Three Areas I Would Like To Cover When We Sit Down For An API Consulting Session

I’m putting together some presentations for a handful of upcoming engagements, where I’m wanting to help my audience understand what an initial engagement will look like. While I am looking to have just a handful of bullets that can live on a single, or handful of slides, I also want a richer narrative to go along with it. To achieve this I rely on my blog, which helps me work my way through the details of what I do, and distill things down into something that I can deliver on the ground within the companies, organizations, institutions, and government agencies I am conducting business with.

When I am sitting down with a new audience, and working to help them understand how I can help them begin, jumpstart, revive, and move forward with their API journey, I’m usually breaking things into three main areas:

  • Landscape Mapping - Establish a map of what currently is within an organization.
    • Internal Resources - What existing web services, APIs, teams, and resources exist?
    • External Objectives - What are the external objectives of doing APIs?
  • Strategy Development - Craft a coherent strategy for moving forward with APIs.
    • API Lifecycle - Lay out a step by step list of stops along a modern API life cycle.
    • API Support - Identify how the strategy and operations will be supported within an organization.
    • API Evangelism - Consider how the message around API operations will spread internally, and externally.
  • Execution - Identify a clear set of next steps regarding how APIs will evolve.
    • Infrastructure - What services, tooling, and other API infrastructure is needed?
    • Resources - What resources have been identified for moving the API conversation forward?
    • Governance - What is the governance strategy for measuring, reporting upon, and enforcing the deliver of APIs across the API lifecycle presented.

When I present to a new group of people within an organization, this is the outline I am looking to flesh out.

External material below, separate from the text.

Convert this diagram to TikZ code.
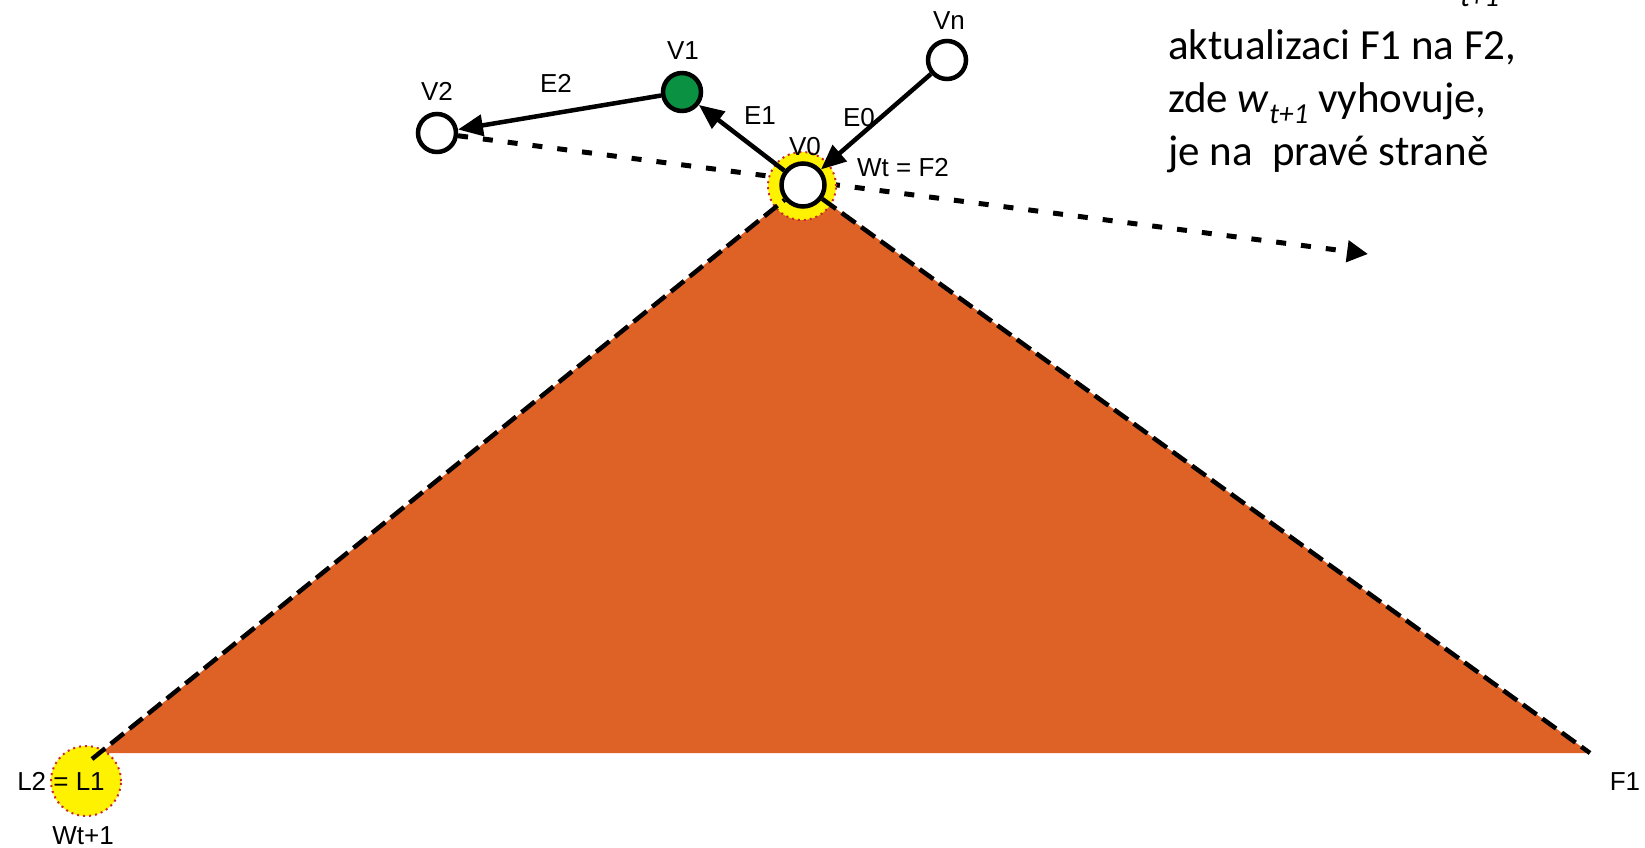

I have to understand what is already occurring (or not) on the ground, which is why I need the landscape map. Then, borrowing from my existing API research I can help develop a a detailed strategy, which includes the critical elements of how we will be supporting and evangelizing the effort–which without, API efforts will always struggle. After that, I want to quickly get to work on how we will be executing on this vision, even if it just involves more investment in the landscape map, and overall strategy.

I am working on more detailed materials to hand out prior to, and at the time I sit down with new clients, but I wanted to articulate in a single page, and using a simple set of bullets what I am looking to accomplish with any new consulting relationship. With a map in hand, and an strategy in mind, I’m confident that I can help folks I talk with move forward with their API journey in a more meaningful way. Something not everyone I talk with is confident in doing on their own, but with a little assistance, I’m pretty sure they will be able to get to work defining what the API journey will look like for their organization.